Emma erzählte, wie sie ihre Leidenschaft für Demsteaders Kunst entdeckte: „Es gibt eine Galerie in Oxford, die Marks Arbeiten ausstellte. Ich bin dort oft nach der Schule hingegangen. Marks Bilder waren immer meine Favoriten. Zu meinem 21. Geburtstag beschloss ich, ihn zu kontaktieren, um ein paar seiner Gemälde zu kaufen.“ Dann habe der Maler sie gefragt, ob er eine Bilder-Serie von ihr malen dürfe.

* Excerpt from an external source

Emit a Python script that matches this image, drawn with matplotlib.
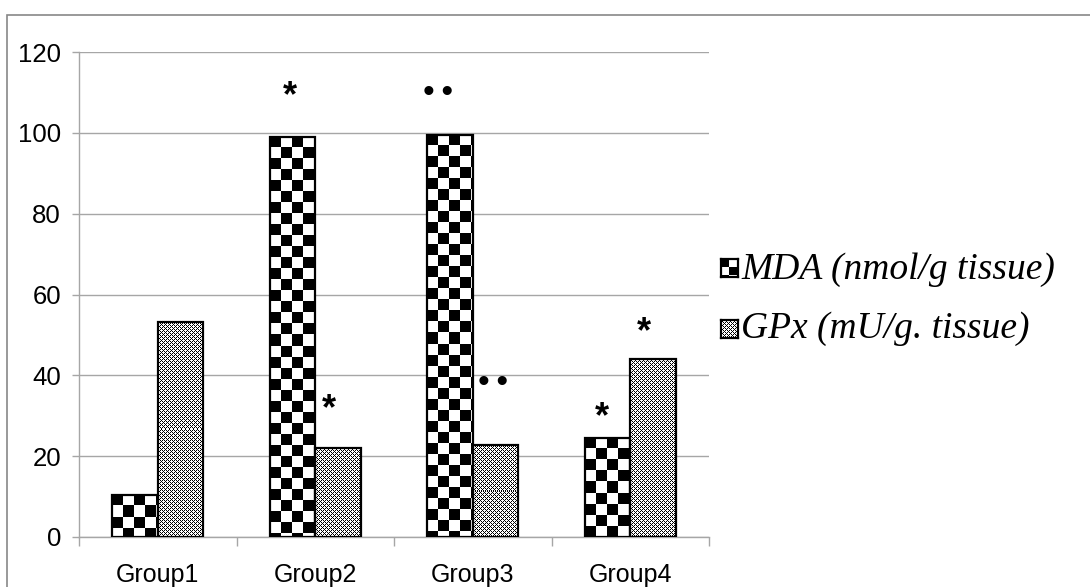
import numpy as np
import matplotlib
matplotlib.use('Agg')
import matplotlib.pyplot as plt
from matplotlib.patches import Rectangle

groups = ['Group1', 'Group2', 'Group3', 'Group4']
mda = [10.5, 99.0, 99.5, 24.5]
gpx = [53.3, 22.0, 22.8, 44.0]
series_names = ['MDA (nmol/g tissue)', 'GPx (mU/g. tissue)']

# significance marks: (x position in category units, y value, label)
sig_x = [0.84, 1.087, 1.78, 2.13, 2.82, 3.09]
sig_y = [110.5, 33.0, 109.7, 38.0, 31.0, 52.0]
sig_lab = ['*', '*', '••', '••', '*', '*']

GRID = '#a6a6a6'
W = 0.29


def checker(h, w, size):
    r = np.arange(h)[:, None] // size
    c = np.arange(w)[None, :] // size
    return ((r + c) % 2 == 1).astype(float)


def fine(h, w):
    # small cross pattern, 0 = black
    tile = np.array([[0, 1, 0, 1],
                     [1, 0, 1, 1],
                     [0, 1, 0, 1],
                     [1, 1, 1, 0]], dtype=float)
    reps = (h // 4 + 1, w // 4 + 1)
    return np.tile(tile, reps)[:h, :w]


fig = plt.figure(figsize=(10.9, 5.87), dpi=100)
ax = fig.add_axes([79 / 1090, 1 - 537 / 587, 630 / 1090, 485 / 587])

x = np.arange(len(groups))
b1 = ax.bar(x - W / 2, mda, W, facecolor='none', edgecolor='black', linewidth=1.6, zorder=4)
b2 = ax.bar(x + W / 2, gpx, W, facecolor='none', edgecolor='black', linewidth=1.6, zorder=4)

ax.set_xlim(-0.5, 3.5)
ax.set_ylim(0, 120)
ax.set_yticks(range(0, 121, 20))
ax.set_xticks(x)
ax.set_xticklabels(groups)
ax.set_xticks(np.arange(-0.5, 3.6, 1), minor=True)
ax.grid(True, axis='y', color=GRID, linewidth=1.0, zorder=0)
ax.set_axisbelow(True)
for s in ['top', 'right']:
    ax.spines[s].set_visible(False)
for s in ['left', 'bottom']:
    ax.spines[s].set_color(GRID)
    ax.spines[s].set_linewidth(1.0)
ax.tick_params(axis='y', length=5, color=GRID, width=1.0, pad=8, labelsize=18.5)
ax.tick_params(axis='x', which='major', length=0, pad=19, labelsize=18)
ax.tick_params(axis='x', which='minor', length=6.5, color=GRID, width=1.0)
for lab in ax.get_xticklabels() + ax.get_yticklabels():
    lab.set_fontfamily('Liberation Sans')

# pattern fills, pixel aligned
fig.canvas.draw()
rend = fig.canvas.get_renderer()
for bars, kind in [(b1, 'mda'), (b2, 'gpx')]:
    for bar in bars:
        bb = bar.get_window_extent(rend)
        w, h = max(int(round(bb.width)), 1), max(int(round(bb.height)), 1)
        img = checker(h, w, 11) if kind == 'mda' else fine(h, w)
        x0, y0 = bar.get_x(), bar.get_y()
        im = ax.imshow(img, cmap='gray', vmin=0, vmax=1, interpolation='none',
                       extent=(x0, x0 + bar.get_width(), y0, y0 + bar.get_height()),
                       aspect='auto', zorder=3)
        im.set_clip_path(bar)
ax.set_xlim(-0.5, 3.5)
ax.set_ylim(0, 120)

for sx, sy, sl in zip(sig_x, sig_y, sig_lab):
    if sl == '*':
        ax.text(sx, sy - 1.5, sl, ha='center', va='center', fontsize=26, fontweight='bold',
                family='Liberation Sans')
    else:
        ax.text(sx, sy, '\u2022\u2009\u2022', ha='center', va='center', fontsize=24,
                family=['Liberation Sans', 'DejaVu Sans'])

# legend drawn by hand
sw1 = fig.add_axes([721 / 1090, 1 - 277 / 587, 17 / 1090, 18 / 587])
sw1.imshow(checker(18, 17, 8), cmap='gray', vmin=0, vmax=1, interpolation='none', aspect='auto')
sw2 = fig.add_axes([721 / 1090, 1 - 338 / 587, 17 / 1090, 18 / 587])
sw2.imshow(fine(18, 17), cmap='gray', vmin=0, vmax=1, interpolation='none', aspect='auto')
for sw in (sw1, sw2):
    sw.set_xticks([]); sw.set_yticks([])
    for s in sw.spines.values():
        s.set_linewidth(1.6)
fig.text(741 / 1090, 1 - 270 / 587, series_names[0], fontsize=27, style='italic',
         family='Liberation Serif', va='center', ha='left')
fig.text(741 / 1090, 1 - 329 / 587, series_names[1], fontsize=27, style='italic',
         family='Liberation Serif', va='center', ha='left')

# outer chart frame
fig.patches.append(Rectangle((7 / 1090, -0.1), 1.2, 1 - 15 / 587 + 0.1, transform=fig.transFigure,
                             fill=False, edgecolor='#888888', linewidth=1.2))

fig.savefig('out.png', dpi=100)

Emma hätte niemals damit gerechnet: „Als er mich fragte, ob er mich malen darf, wurde ich total nervös, aber natürlich war das auch unheimlich schmeichelhaft. Das war eine Gelegenheit, die ich nicht ausschlagen konnte. Ich bin Marks größter Fan und sehr dankbar.“ 


Demsteader kommentierte: „Ich hatte die Idee, Emmas Geburtstag mit einer Bilder-Kollektion zu feiern. Ich wollte einen Zeitabschnitt festhalten, indem ich jedes Bild zu einer Art Schnappschuss gemacht habe. Die Bilder sollen das zelebrieren, was Emma bisher erreicht hat und all die Türen, die ihr offen stehen.“

Im Juni 2011 werden die Bilder von Emma in der Londoner Galerie „Panter & Hall“ ausgestellt, um schließlich verkauft zu werden. Ihre Erlöse werden zu 10% für einen guten Zweck gespendet.

*Gruss vom Gollum:thumbup:*


----------



## Mandalorianer (31 Mai 2011)

Wie wärs mit einem Crew Ausflug , Cheffe zahlt ?


----------



## Q (31 Mai 2011)

bin dabei


----------



## Punisher (25 Aug. 2011)

interessante Story


----------